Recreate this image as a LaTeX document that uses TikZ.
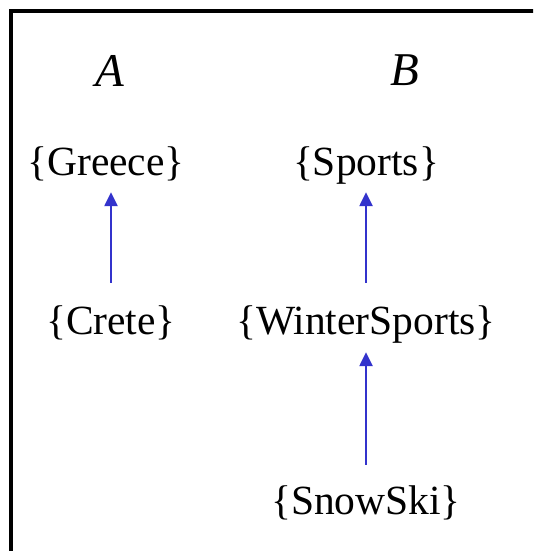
\documentclass[tikz,border=0pt]{standalone}
\usepackage{fontspec}
\setmainfont{Liberation Serif}
\usetikzlibrary{arrows.meta}

\definecolor{linkblue}{RGB}{51,51,204}

\begin{document}
\begin{tikzpicture}[x=1pt,y=-1pt,
    set/.style={inner sep=0pt,text height=28pt,text depth=8pt,font=\fontsize{41.5}{48}\selectfont},
    head/.style={font=\fontsize{47}{54}\selectfont\itshape},
    isa/.style={-{Triangle[length=14pt,width=13pt]},line width=2.4pt,linkblue}]
      \useasboundingbox (0,0) rectangle (533,551);
      \clip (0,0) rectangle (533,551);
      \draw[line width=3.5pt] (11,11) rectangle (560,580);
      % the two hierarchies
      \node[head] (headA) at (110,71) {A};
      \node[head] (headB) at (405,70) {B};
      \node[set] (greece) at (106,165) {\{Greece\}};
      \node[set] (crete) at (111,324) {\{Crete\}};
      \node[set] (sports) at (366,165) {\{Sports\}};
      \node[set] (winter) at (366,324) {\{WinterSports\}};
      \node[set] (snowski) at (366,504) {\{SnowSki\}};
      % subset links
      \draw[isa,shorten <=23pt,shorten >=9pt] (crete.north) -- (crete.north |- greece.south);
      \draw[isa,shorten <=23pt,shorten >=9pt] (winter.north) -- (sports.south);
      \draw[isa,shorten <=21pt,shorten >=10pt] (snowski.north) -- (winter.south);
    \end{tikzpicture}
\end{document}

········

# Problem:
Without the images, write out each line of the data verbatim.

# Exercise answer:
Recreate this image as a LaTeX document that uses TikZ.
\documentclass[tikz,border=0pt]{standalone}
\usepackage{fontspec}
\setmainfont{Liberation Serif}
\usetikzlibrary{arrows.meta}

\definecolor{linkblue}{RGB}{51,51,204}

\begin{document}
\begin{tikzpicture}[x=1pt,y=-1pt,
    set/.style={inner sep=0pt,text height=28pt,text depth=8pt,font=\fontsize{41.5}{48}\selectfont},
    head/.style={font=\fontsize{47}{54}\selectfont\itshape},
    isa/.style={-{Triangle[length=14pt,width=13pt]},line width=2.4pt,linkblue}]
      \useasboundingbox (0,0) rectangle (533,551);
      \clip (0,0) rectangle (533,551);
      \draw[line width=3.5pt] (11,11) rectangle (560,580);
      % the two hierarchies
      \node[head] (headA) at (110,71) {A};
      \node[head] (headB) at (405,70) {B};
      \node[set] (greece) at (106,165) {\{Greece\}};
      \node[set] (crete) at (111,324) {\{Crete\}};
      \node[set] (sports) at (366,165) {\{Sports\}};
      \node[set] (winter) at (366,324) {\{WinterSports\}};
      \node[set] (snowski) at (366,504) {\{SnowSki\}};
      % subset links
      \draw[isa,shorten <=23pt,shorten >=9pt] (crete.north) -- (crete.north |- greece.south);
      \draw[isa,shorten <=23pt,shorten >=9pt] (winter.north) -- (sports.south);
      \draw[isa,shorten <=21pt,shorten >=10pt] (snowski.north) -- (winter.south);
    \end{tikzpicture}
\end{document}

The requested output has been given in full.